In the long run, dropping AUs isn't going to make the banks any richer.
Let's say that next school year, high school teachers as a whole get mean and ticked-off, and decide to grade tighter. Where last year the interquartile range of GPAs was 3.5 and 1.9, this year it's 3.1 and 1.4. Where in a class of 30 a third got over a 3.0 last year, this year a tad less than a fifth manage. Guess there'd be a lot of empty seats in college the following year, since everyone's grades went down, right?
A moment's reflection, plus the application of some basic economics, are enough to show that nothing would really change. There are a set number of seats in college, and those seats will be filled by the butts with the smartest heads attached to them. The admissions officers would realize rather quickly that grades this year trended lower, and so the cutoff point for college eligibility would be lowered to admit the same number of butts into those seats. Where last year a 3.5 may have been necessary, this year the cutoff will be 3.2.
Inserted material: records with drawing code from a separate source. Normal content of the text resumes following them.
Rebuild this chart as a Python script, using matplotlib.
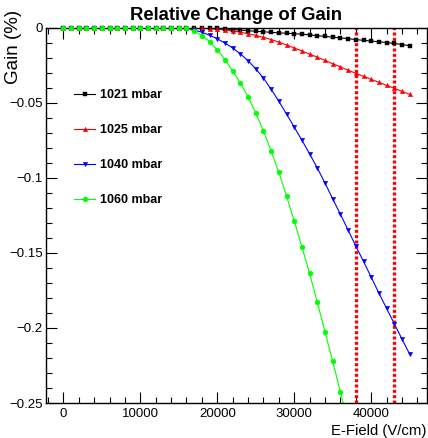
import matplotlib
matplotlib.use("Agg")
import matplotlib.pyplot as plt
from matplotlib.lines import Line2D
from matplotlib.ticker import MultipleLocator, FixedLocator, FuncFormatter

plt.rcParams['font.family'] = ['Liberation Sans', 'DejaVu Sans']

# Electric field grid (V/cm)
efield = list(range(0, 46000, 1000))

# Relative gain change (%) per gas pressure
gain_1021 = [0.0] * 20 + [
    -0.0004, -0.0008, -0.0012, -0.0016, -0.0020, -0.0024, -0.0027, -0.0031,
    -0.0034, -0.0037, -0.0040, -0.0043, -0.0048, -0.0053, -0.0058, -0.0063,
    -0.0068, -0.0073, -0.0079, -0.0084, -0.0089, -0.0094, -0.0099, -0.0105,
    -0.0112, -0.0120]
gain_1025 = [0.0] * 17 + [
    -0.0001, -0.0003, -0.0006, -0.0010, -0.0015, -0.0022, -0.0030, -0.0040,
    -0.0051, -0.0064, -0.0079, -0.0096, -0.0115, -0.0135, -0.0155, -0.0176,
    -0.0197, -0.0218, -0.0240, -0.0261, -0.0283, -0.0304, -0.0324, -0.0344,
    -0.0364, -0.0384, -0.0404, -0.0424, -0.0444]
gain_1040 = [0.0] * 16 + [
    -0.0006, -0.0016, -0.0030, -0.0050, -0.0074, -0.0102, -0.0135, -0.0174,
    -0.0220, -0.0274, -0.0336, -0.0410, -0.0490, -0.0575, -0.0662, -0.0750,
    -0.0840, -0.0935, -0.1035, -0.1140, -0.1243, -0.1348, -0.1455, -0.1557,
    -0.1662, -0.1768, -0.1870, -0.1972, -0.2074, -0.2175]
gain_1060 = [0.0] * 16 + [
    -0.0005, -0.0022, -0.0052, -0.0093, -0.0147, -0.0212, -0.0288, -0.0368,
    -0.0460, -0.0569, -0.0687, -0.0822, -0.0964, -0.1122, -0.1288, -0.1460,
    -0.1637, -0.1830, -0.2027, -0.2222, -0.2427, -0.2630]

labels = ["1021 mbar", "1025 mbar", "1040 mbar", "1060 mbar"]
cut_fields = [38000, 43000]

Y_MIN, Y_MAX = -0.25, 0.0

W, H = 428, 438
fig = plt.figure(figsize=(W / 100, H / 100), dpi=100)
ax = fig.add_axes([46 / W, 1 - 403 / H, 381 / W, (403 - 27.7) / H])

series = [
    (gain_1021, "black", "s", 3.0),
    (gain_1025, "#ff0000", "^", 3.2),
    (gain_1040, "#0000ff", "v", 3.2),
    (gain_1060, "#00ff00", "o", 3.6),
]
handles = []
for (vals, col, mk, ms), lab in zip(series, labels):
    xs = efield[:len(vals)]
    # connecting line, clipped to the frame
    ax.plot(xs, vals, color=col, lw=0.8)
    # markers inside the plotted range, drawn whole even on the frame edge
    pts = [(x, v) for x, v in zip(xs, vals) if Y_MIN <= v <= Y_MAX]
    ax.plot([p[0] for p in pts], [p[1] for p in pts], linestyle="none",
            marker=mk, markersize=ms, markeredgewidth=0.3,
            color=col, clip_on=False, zorder=3)
    handles.append(Line2D([], [], color=col, lw=0.8, marker=mk,
                          markersize=ms, markeredgewidth=0.3, label=lab))

for xc in cut_fields:
    ax.axvline(xc, color="#ff0000", lw=2.4, linestyle=(0, (0.9, 0.7)))

ax.set_xlim(-2250, 47250)
ax.set_ylim(Y_MIN, Y_MAX)

ax.xaxis.set_major_locator(FixedLocator([0, 10000, 20000, 30000, 40000]))
ax.xaxis.set_minor_locator(MultipleLocator(2000))
ax.yaxis.set_major_locator(MultipleLocator(0.05))
ax.yaxis.set_minor_locator(MultipleLocator(0.01))
ax.yaxis.set_major_formatter(FuncFormatter(
    lambda v, p: "0" if abs(v) < 1e-9 else ("%g" % v).replace("-", "\u2212")))
ax.tick_params(which="both", direction="in", top=True, right=True,
               width=0.8, labelsize=9.5)
ax.tick_params(which="major", length=8)
ax.tick_params(which="minor", length=4)
ax.tick_params(axis="y", pad=2.5)
ax.tick_params(axis="x", pad=3.5)
for sp in ax.spines.values():
    sp.set_linewidth(1.0)

fig.text(235.5 / W, 1 - 15 / H, "Relative Change of Gain", ha="center",
         va="center", fontsize=13.3, fontweight="bold")
fig.text(426 / W, 1 - 431 / H, "E-Field (V/cm)", ha="right", va="center",
         fontsize=10.7)
fig.text(14 / W, 1 - 10 / H, "Gain (%)", ha="center", va="top",
         rotation=90, fontsize=13.5)

ax.legend(handles=handles, loc="upper left",
          bbox_to_anchor=(74 / W, 1 - 89 / H),
          bbox_transform=fig.transFigure, frameon=False,
          prop={"weight": "bold", "size": 9}, handlelength=1.7,
          handletextpad=0.4, labelspacing=1.85, borderpad=0,
          borderaxespad=0)

fig.savefig("out.png", dpi=100)
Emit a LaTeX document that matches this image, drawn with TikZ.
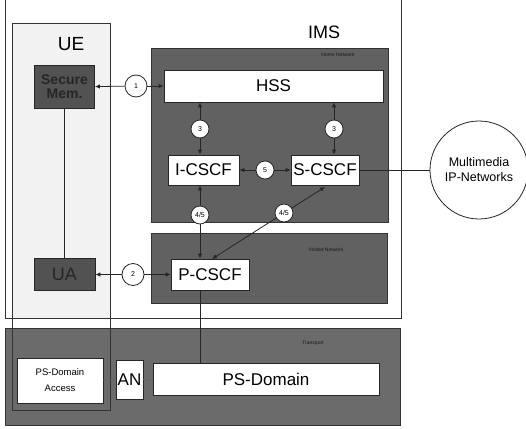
\documentclass[tikz,border=0pt]{standalone}
\usepackage{fontspec}
\setmainfont{Liberation Sans}
\usetikzlibrary{arrows.meta}

\begin{document}
\begin{tikzpicture}[x=1pt,y=-1pt,
  >={Latex[length=5pt,width=4.5pt]},
  box/.style={draw=black!85, fill=white, line width=0.8pt, inner sep=0pt, font=\fontsize{17}{19}\selectfont},
  darkbox/.style={draw=black!85, fill=black!68, text=black!85, line width=0.8pt, inner sep=0pt},
  num/.style={circle, draw=black!85, fill=white, line width=0.8pt, inner sep=0pt, minimum size=18pt, font=\fontsize{7}{8}\selectfont},
  area/.style={draw=black!80, line width=0.8pt},
  tag/.style={font=\fontsize{5}{6}\selectfont, text=black!90},
  link/.style={black!85, line width=0.8pt}]
\useasboundingbox (0,0) rectangle (526,428);
% regions
\draw[area] (5,0) -- (5,318) -- (401,318) -- (401,0);
\fill[black!5] (12,23) rectangle (110,318);
\draw[area, fill=black!62] (151,48) rectangle (388,222);
\draw[area, fill=black!62] (151,233) rectangle (387,303);
\draw[area, fill=black!58] (5,328) rectangle (400,425);
\draw[area] (12,23) rectangle (110,410);
\node[tag] (homelbl) at (338,55) {Home Network};
\node[tag] (visitlbl) at (326,250) {Visited Network};
\node[tag] (translbl) at (313,343) {Transport};
\node[font=\fontsize{19}{21}\selectfont] (uelbl) at (71,44) {UE};
\node[font=\fontsize{18}{20}\selectfont] (imslbl) at (324,32) {IMS};
% nodes
\node[darkbox, minimum width=60pt, minimum height=43pt, align=center, font=\fontsize{14}{14}\selectfont\bfseries] (secmem) at (64.5,87) {Secure\\Mem.};
\node[darkbox, minimum width=61pt, minimum height=32pt, font=\fontsize{18}{20}\selectfont] (ua) at (64.5,274.5) {UA};
\node[box, minimum width=219pt, minimum height=32pt] (hss) at (273.5,86) {HSS};
\node[box, minimum width=71pt, minimum height=30pt] (icscf) at (203.5,170) {I-CSCF};
\node[box, minimum width=68pt, minimum height=30pt] (scscf) at (325,170) {S-CSCF};
\node[box, minimum width=78pt, minimum height=31pt] (pcscf) at (210,274.5) {P-CSCF};
\node[box, minimum width=86pt, minimum height=45pt, align=center, font=\fontsize{9.5}{16}\selectfont] (psaccess) at (60,380.5) {PS-Domain\\Access};
\node[box, minimum width=27pt, minimum height=39pt] (an) at (129.5,379.5) {AN};
\node[box, minimum width=226pt, minimum height=32pt] (psdomain) at (266,379) {PS-Domain};
\node[circle, draw=black!85, line width=0.8pt, minimum size=98pt, inner sep=0pt, align=center, font=\fontsize{12.5}{15}\selectfont] (mmnet) at (479,170) {Multimedia\\IP-Networks};
\node[num, minimum size=22pt] (n1) at (136,86) {1};
\node[num, minimum size=22pt] (n2) at (133,274.5) {2};
\node[num] (n3a) at (200,129) {3};
\node[num] (n3b) at (334,129) {3};
\node[num] (n5) at (265,170) {5};
\node[num] (n45a) at (200,215) {4/5};
\node[num] (n45b) at (284,213) {4/5};
\coordinate (sdiag) at (325,187);
\coordinate (pdiag) at (212,259);
% connectors
\draw[link] (secmem) -- (ua);
\draw[link, ->] (n1) -- (secmem);
\draw[link, ->] (n1) -- (hss);
\draw[link, ->] (n2) -- (ua);
\draw[link, ->] (n2) -- (pcscf);
\draw[link, ->] (n3a) -- (hss.south -| n3a);
\draw[link, ->] (n3a) -- (icscf.north -| n3a);
\draw[link, ->] (n3b) -- (hss.south -| n3b);
\draw[link, ->] (n3b) -- (scscf.north -| n3b);
\draw[link, ->] (n5) -- (icscf);
\draw[link, ->] (n5) -- (scscf);
\draw[link, ->] (n45a) -- (icscf.south -| n45a);
\draw[link, ->] (n45a) -- (pcscf.north -| n45a);
\draw[link, ->] (n45b) -- (sdiag);
\draw[link, ->] (n45b) -- (pdiag);
\draw[link] (scscf) -- (mmnet);
\draw[link] (pcscf.south -| n45a) -- (psdomain.north -| n45a);
\draw[link, black!60] (psaccess) -- (an);
\draw[link, black!60] (an) -- (psdomain);
\end{tikzpicture}
\end{document}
The same principle applies to loans and FICO. There is a set amount of money banks can loan out. They're going to loan that money, because that's how they make a profit. And the interest they charge is going to be the same, because interest is simply the cost of using someone else's money, and a change in the FICO system alters neither supply nor demand for loan money. If taking away AUs tanks the average FICO score 30 points, then before long a 660 FICO is going to draw much the same interest rate and loan eligibility as a 690 FICO did before the change. The cutoffs will be moved just as they were in the grades analogy above.